Shuisky
Encyclopedia : S : SH : SHU : Shuisky
Princes Shuisky (Шуйские) were a Rurikid family of boyars descending from Grand Duke Dmitry Konstantinovich of Vladimir-Suzdal. Their name is derived from the town of Shuya, which remained in their possession since 1403. They finally ascended the Russian throne in the person of Vasili IV of Russia (1608-1612).
The Shuiskys represented a senior line among the descendants of Vsevolod the Big Nest and therefore treated the ruling princes of Muscovy with arrogance. The foundations for their fortunes in Muscovite service were laid by Prince Vasily Vasilievich Bledny ("the Pale"), who was dispatched by Ivan III to govern Pskov and then Nizhny Novgorod (1478-80). The following year, he devastated Livonia and was sent as a governor to Novgorod. In 1487, he was recorded as leading a Russian contingent against Kazan.
The Regency
Vasily's grand nephew, Prince Vasily Vasilievich Nemoy ("the Mute") was Vasily III's taciturn aide-de-camp who accompanied him on every military campaign and came to become a grey cardinal of Muscovite politics. In 1517, he defeated Konstantin Ostrogski. Six years later, Vasily Nemoy led the Russian vessels along the Volga against Kazan. Upon the death of Vasily's widow, Elena Glinskaya, he challenged the authority of Prince Ivan Belsky, procured his incarceration, married Anastasia of Kazan (Ivan III's granddaughter), and proclaimed himself regent (1538).
Vasily Nemoy died later that year, and the power devolved upon his younger brother, Prince Ivan Vasilievich Shuisky, who started his rule by ousting Metropolitan Daniel from office and contriving the election of Joasaphus Skripitsin as the new head of the Russian Orthodox Church. He also released from prison his cousin, Prince Andrey Mikhailovich, who had governed Yugoria and Nizhny Novgorod during Vasily III's reign before having been incarcerated on charges of high treason.

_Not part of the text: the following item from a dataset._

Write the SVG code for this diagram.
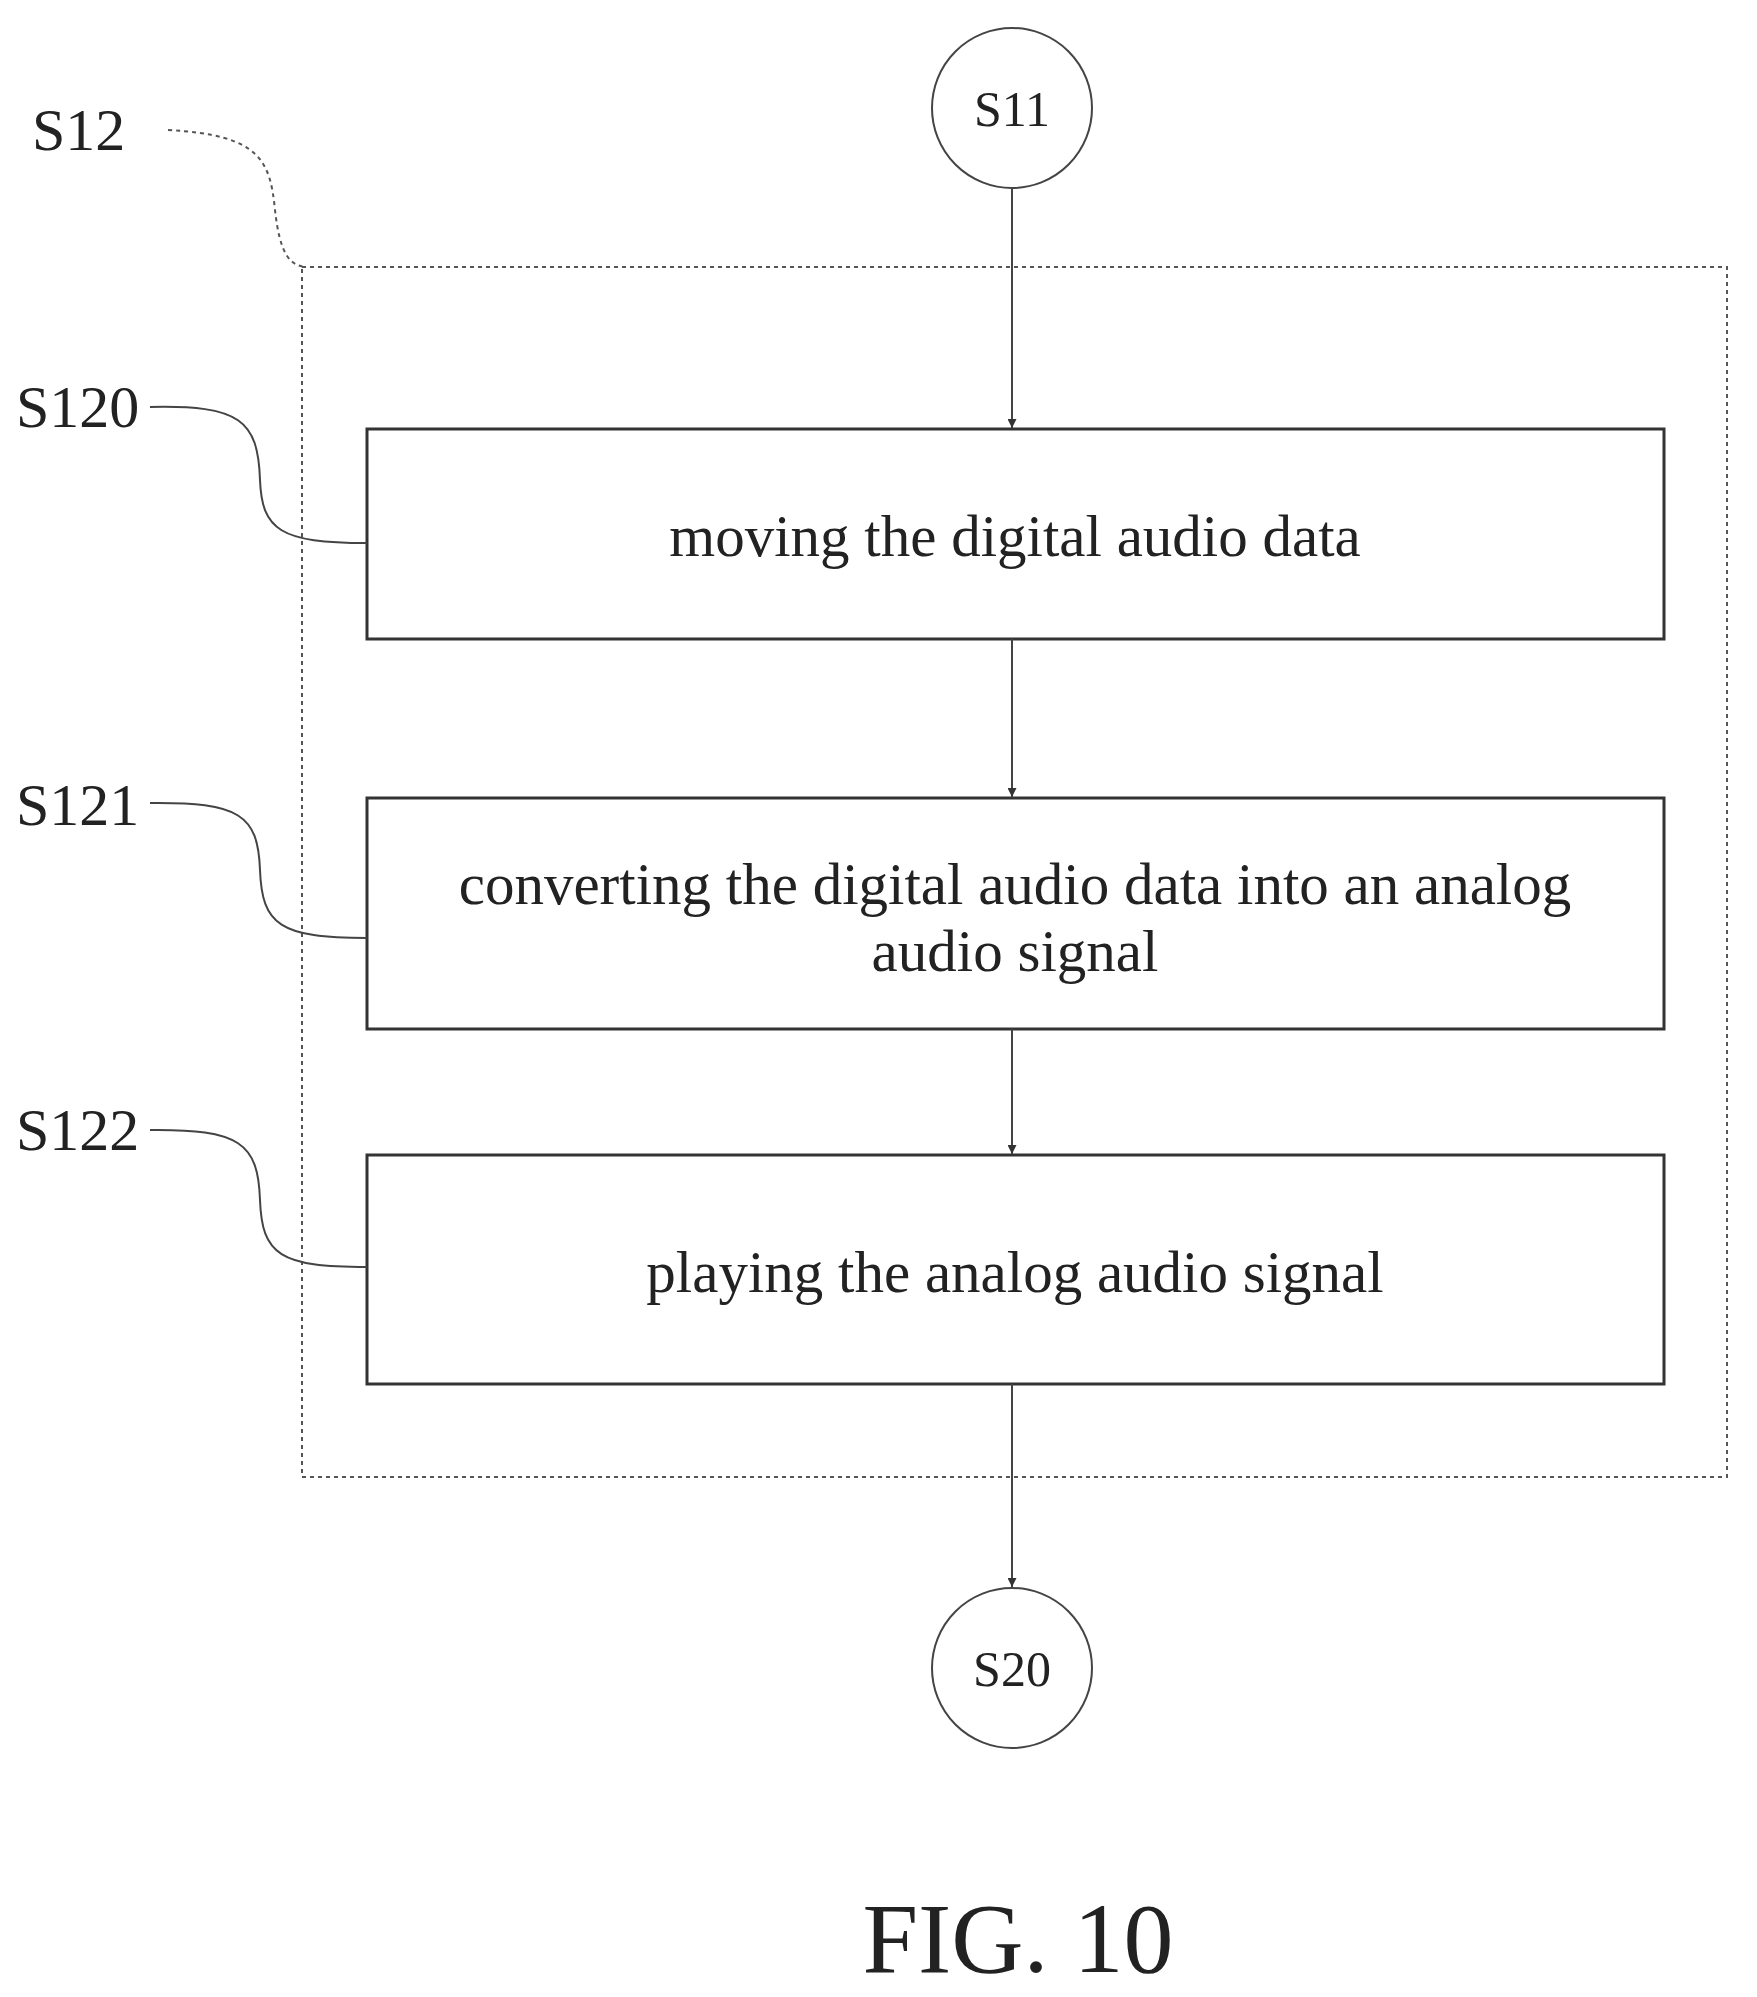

Pending Ivan IV's minority, Ivan and Andrey were de-facto rulers of Russia. Their arrogant and unruly doings provoked anger and frustration of the young sovereign, thus sowing seeds for his future wide-scale crackdown on the Russian nobility. In one of his letters to Prince Kurbsky Ivan painfully recalls that Prince Andrey Shuisky had put his dirty boots on his bed. The matter ended with Andrey being thrown into a cell full of hungry dogs and devoured by them (1543).
In 1540, Metropolitan Joasaphus managed to recall Ivan Belsky from exile, helping him clear the court from the Shuiskys. Two years later, Ivan Shuisky instigated a military revolt and regained the highest power. He had Macarius elected the new metropolitan and regent, but the latter gradually ousted him from the Kremlin and persuaded to resign his powers. Ivan Shuisky died in semi-obscurity in 1546.